Herrhausens frappierende Aktualität drückt sich zunächst einmal darin aus, dass er die Ambivalenz der Moderne als ihr entscheidendes Merkmal respektiert und scheinbar Gegensätzliches mühelos zusammen denkt: Macht und Verantwortung, Freiheit und Bindung, Staat und Wirtschaft, Führung und Moderation. Herrhausen weiß, dass das eine nicht ohne das andere zu haben ist - es sei denn auf Kosten des Gesamtüberblicks, zum Preis der Wirklichkeitsverzerrung. Herrhausen verabscheut Einseitigkeiten, die "geistige Verengung" seiner Zunft und ihrer Vertreter, den "Ressortegoismus", die Fokussierung auf den "Wachstumszwang", die "Konzentration auf das Nur-Ökonomische".
Als Sprecher der Deutschen Bank, der er seit 1985 ist, hat er eben nicht nur die schwarzkünstlerischen Selbstvermehrungskräfte des Geldes an den Kapitalmärkten, die Verwöhnung seines Instituts mit ausreichend Eigenkapital und Rendite im Sinn, sondern auch und vor allem das "Rollenverständnis" der Banken. Die gewinnträchtige Bewirtschaftung von Kapital empfindet er als selbstverständliche Managerpflicht; die ständige Standortbestimmung der Wirtschaft in der Gesellschaft als seinen staatsbürgerlichen Auftrag.
Alfred Herrhausen lässt keinen Zweifel daran, dass die Deutsche Bank sich "nicht allein darauf beschränken" kann, "gute Geschäfte zu machen"; dass sie im Gegenteil "auf Akzeptanz angewiesen" ist, je größer ihre Gebäude, je abstrakter ihre Produkte, je globaler ihre Geschäfte werden. Sein unternehmerisches Handeln stellt er daher unter "dauernden Begründungszwang". Stets ist er um eine "bestimmte Autorität", um "gesellschaftliche Verantwortung" und um die "Auslegung unserer Funktion" bemüht, also darum, "sich und anderen die Bezogenheit unserer... Einzelaufgabe zum Ganzen" bewusst zu machen. Man könnte auch sagen, dass Alfred Herrhausen der letzte Kapitalist in Frankfurt ist, der ein echtes, ehrliches Interesse an der Einbettung von Quartalszahlen in den gesamtgesellschaftlichen Kontext offenbart: Handlungsreisender und Verantwortungsethiker in einer Person, zugleich homo oeconomicus und zoon politicon, gleichzeitig Globalmanager und demokratievernarrter Patriot. Man kann sich Alfred Herrhausen in den Achtzigerjahren jederzeit als Staatssekretär vorstellen, als Minister, als Chef der Weltbank, des Internationalen Währungsfonds, als Honorarprofessor für Sozialökonomie - oder als Bundespräsidenten. Die meisten Staatschefs würden die meisten seiner Reden gerne halten.
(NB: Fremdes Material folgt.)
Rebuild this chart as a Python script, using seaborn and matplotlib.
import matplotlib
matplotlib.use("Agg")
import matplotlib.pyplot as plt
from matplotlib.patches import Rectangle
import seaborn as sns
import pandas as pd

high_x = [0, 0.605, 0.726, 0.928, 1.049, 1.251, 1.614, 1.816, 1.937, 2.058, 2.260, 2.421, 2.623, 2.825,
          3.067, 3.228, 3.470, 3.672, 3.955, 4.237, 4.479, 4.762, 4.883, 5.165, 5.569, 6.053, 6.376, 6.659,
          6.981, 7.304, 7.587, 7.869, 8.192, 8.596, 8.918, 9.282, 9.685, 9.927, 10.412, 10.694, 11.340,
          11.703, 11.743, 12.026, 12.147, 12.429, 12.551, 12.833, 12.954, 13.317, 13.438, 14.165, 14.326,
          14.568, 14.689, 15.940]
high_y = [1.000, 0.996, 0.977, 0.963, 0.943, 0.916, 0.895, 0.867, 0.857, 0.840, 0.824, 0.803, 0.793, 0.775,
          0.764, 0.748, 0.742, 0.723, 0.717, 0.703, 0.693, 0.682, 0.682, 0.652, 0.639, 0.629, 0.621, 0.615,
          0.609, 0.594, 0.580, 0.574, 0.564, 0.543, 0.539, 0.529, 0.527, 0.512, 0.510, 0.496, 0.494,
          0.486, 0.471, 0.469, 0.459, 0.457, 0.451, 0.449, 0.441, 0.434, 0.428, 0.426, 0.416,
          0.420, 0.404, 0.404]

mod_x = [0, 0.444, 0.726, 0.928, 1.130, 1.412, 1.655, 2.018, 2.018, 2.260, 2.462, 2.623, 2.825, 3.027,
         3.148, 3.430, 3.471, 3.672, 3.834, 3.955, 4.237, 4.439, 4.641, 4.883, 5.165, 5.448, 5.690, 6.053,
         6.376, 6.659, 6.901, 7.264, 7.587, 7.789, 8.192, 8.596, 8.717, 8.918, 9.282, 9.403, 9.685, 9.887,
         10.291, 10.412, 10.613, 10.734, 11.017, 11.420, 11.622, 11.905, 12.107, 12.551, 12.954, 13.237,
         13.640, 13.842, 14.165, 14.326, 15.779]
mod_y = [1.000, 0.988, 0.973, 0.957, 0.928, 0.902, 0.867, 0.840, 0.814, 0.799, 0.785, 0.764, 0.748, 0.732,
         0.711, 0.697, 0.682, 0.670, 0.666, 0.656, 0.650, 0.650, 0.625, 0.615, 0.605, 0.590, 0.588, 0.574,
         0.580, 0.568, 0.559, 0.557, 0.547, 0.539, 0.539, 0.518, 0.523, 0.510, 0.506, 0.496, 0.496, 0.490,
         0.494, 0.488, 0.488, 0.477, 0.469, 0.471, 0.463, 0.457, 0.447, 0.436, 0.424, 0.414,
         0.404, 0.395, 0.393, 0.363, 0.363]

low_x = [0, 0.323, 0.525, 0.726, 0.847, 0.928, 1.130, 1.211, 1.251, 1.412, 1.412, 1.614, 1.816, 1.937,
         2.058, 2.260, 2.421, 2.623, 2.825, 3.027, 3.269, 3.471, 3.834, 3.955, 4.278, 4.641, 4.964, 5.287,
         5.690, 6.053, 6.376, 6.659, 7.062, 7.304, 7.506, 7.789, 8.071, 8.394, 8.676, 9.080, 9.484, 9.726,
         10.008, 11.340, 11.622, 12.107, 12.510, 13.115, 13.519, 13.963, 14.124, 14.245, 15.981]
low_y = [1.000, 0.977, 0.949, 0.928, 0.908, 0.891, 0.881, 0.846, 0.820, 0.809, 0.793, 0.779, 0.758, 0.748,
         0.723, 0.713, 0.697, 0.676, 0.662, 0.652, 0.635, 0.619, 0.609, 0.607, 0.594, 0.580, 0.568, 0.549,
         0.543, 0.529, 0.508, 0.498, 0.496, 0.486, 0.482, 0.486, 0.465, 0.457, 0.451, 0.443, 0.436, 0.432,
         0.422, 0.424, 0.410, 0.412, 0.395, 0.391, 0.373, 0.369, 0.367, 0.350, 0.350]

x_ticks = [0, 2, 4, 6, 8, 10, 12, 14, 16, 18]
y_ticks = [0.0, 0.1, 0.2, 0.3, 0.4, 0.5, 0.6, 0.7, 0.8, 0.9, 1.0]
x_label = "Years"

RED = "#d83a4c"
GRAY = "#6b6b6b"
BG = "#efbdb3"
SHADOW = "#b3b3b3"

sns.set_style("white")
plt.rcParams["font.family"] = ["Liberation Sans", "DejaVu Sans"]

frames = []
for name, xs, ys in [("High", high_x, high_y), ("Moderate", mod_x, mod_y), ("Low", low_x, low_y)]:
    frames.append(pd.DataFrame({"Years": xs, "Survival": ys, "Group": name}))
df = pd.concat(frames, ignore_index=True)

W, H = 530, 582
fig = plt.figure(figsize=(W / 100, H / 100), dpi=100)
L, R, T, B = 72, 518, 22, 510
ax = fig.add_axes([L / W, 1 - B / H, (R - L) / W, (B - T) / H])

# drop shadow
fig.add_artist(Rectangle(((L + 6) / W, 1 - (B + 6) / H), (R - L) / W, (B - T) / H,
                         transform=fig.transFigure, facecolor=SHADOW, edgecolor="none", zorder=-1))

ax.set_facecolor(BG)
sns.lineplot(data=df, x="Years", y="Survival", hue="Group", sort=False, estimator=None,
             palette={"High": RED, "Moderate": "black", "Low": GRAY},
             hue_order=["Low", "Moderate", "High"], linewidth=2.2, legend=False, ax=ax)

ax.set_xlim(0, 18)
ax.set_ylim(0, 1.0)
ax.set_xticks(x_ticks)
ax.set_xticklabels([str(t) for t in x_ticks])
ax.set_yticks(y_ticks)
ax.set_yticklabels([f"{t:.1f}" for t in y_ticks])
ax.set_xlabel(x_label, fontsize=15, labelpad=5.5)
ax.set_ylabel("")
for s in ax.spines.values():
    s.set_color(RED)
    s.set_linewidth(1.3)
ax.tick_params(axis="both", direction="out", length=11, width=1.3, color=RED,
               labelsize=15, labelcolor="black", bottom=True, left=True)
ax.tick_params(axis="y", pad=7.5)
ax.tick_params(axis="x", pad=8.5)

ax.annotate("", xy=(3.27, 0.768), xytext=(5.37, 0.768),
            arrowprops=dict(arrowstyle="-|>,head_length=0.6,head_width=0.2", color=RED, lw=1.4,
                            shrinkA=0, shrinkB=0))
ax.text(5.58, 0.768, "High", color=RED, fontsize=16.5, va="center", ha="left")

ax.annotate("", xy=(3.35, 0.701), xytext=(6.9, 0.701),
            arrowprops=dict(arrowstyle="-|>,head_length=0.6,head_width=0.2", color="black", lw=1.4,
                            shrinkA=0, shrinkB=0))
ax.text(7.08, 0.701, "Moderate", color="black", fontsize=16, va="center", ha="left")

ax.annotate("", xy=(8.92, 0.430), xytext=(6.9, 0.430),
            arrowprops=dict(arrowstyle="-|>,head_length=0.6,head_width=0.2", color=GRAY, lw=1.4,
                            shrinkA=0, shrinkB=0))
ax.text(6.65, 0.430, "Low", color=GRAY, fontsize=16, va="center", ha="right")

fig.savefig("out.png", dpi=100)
Mit beinahe kindlicher Zuversicht glaubt Herrhausen an eine Identität von Fortschritt und Vernunft, an die Aufwärtsentwicklung einer aufgeklärten Menschheit. Mit der Kant’schen Aufforderung, das Wissen zu wagen, verbindet er die Hoffnung auf eine glückliche Überwindung von Vorurteilen und Ideologien, auf die Rationalität einer Handlungsmoral kraft Verstand, Evidenz und Erfahrung. "Richtiges, fehlerfreies Denken" nennt Herrhausen das. In seinem ständigen Bemühen um eine "Abbildung von Wirklichkeit, so wie sie ist", beruft er sich auf den Philosophen Karl Popper und die Schriftstellerin Ingeborg Bachmann: "Die Wahrheit ist dem Menschen zumutbar."
Natürlich könnte Herrhausen sich dabei auch Jürgen Habermas verpflichtet fühlen; beiden gilt der "Sachverhalt" als kommunikatives Projekt; beide suchen "Wahrheit" im Konsens vernünftiger Sprecher; beide wollen einem freien Diskurs normative Realitäten abgewinnen, mit denen der gesellschaftliche Fortschritt zugleich bezeugt und formiert wird. Nur auf diese Weise, im faktenbasierten Wägen und Wiegen der Tatsachen und Sichtweisen, so Herrhausen, und im Vertrauen auf eine Moral, die bereit ist, sich klug zu machen, können sich die "Dissonanzen des Fortschritts", das "Problem des Umweltschutzes, der Entwicklungsländer, der Frage der Vermögensverteilung" als produktive, "schöpferische Unruhe" erweisen, als "Quelle für neue Kraft zur positiven Veränderung, zur besseren Gestaltung... - wenn wir es wollen".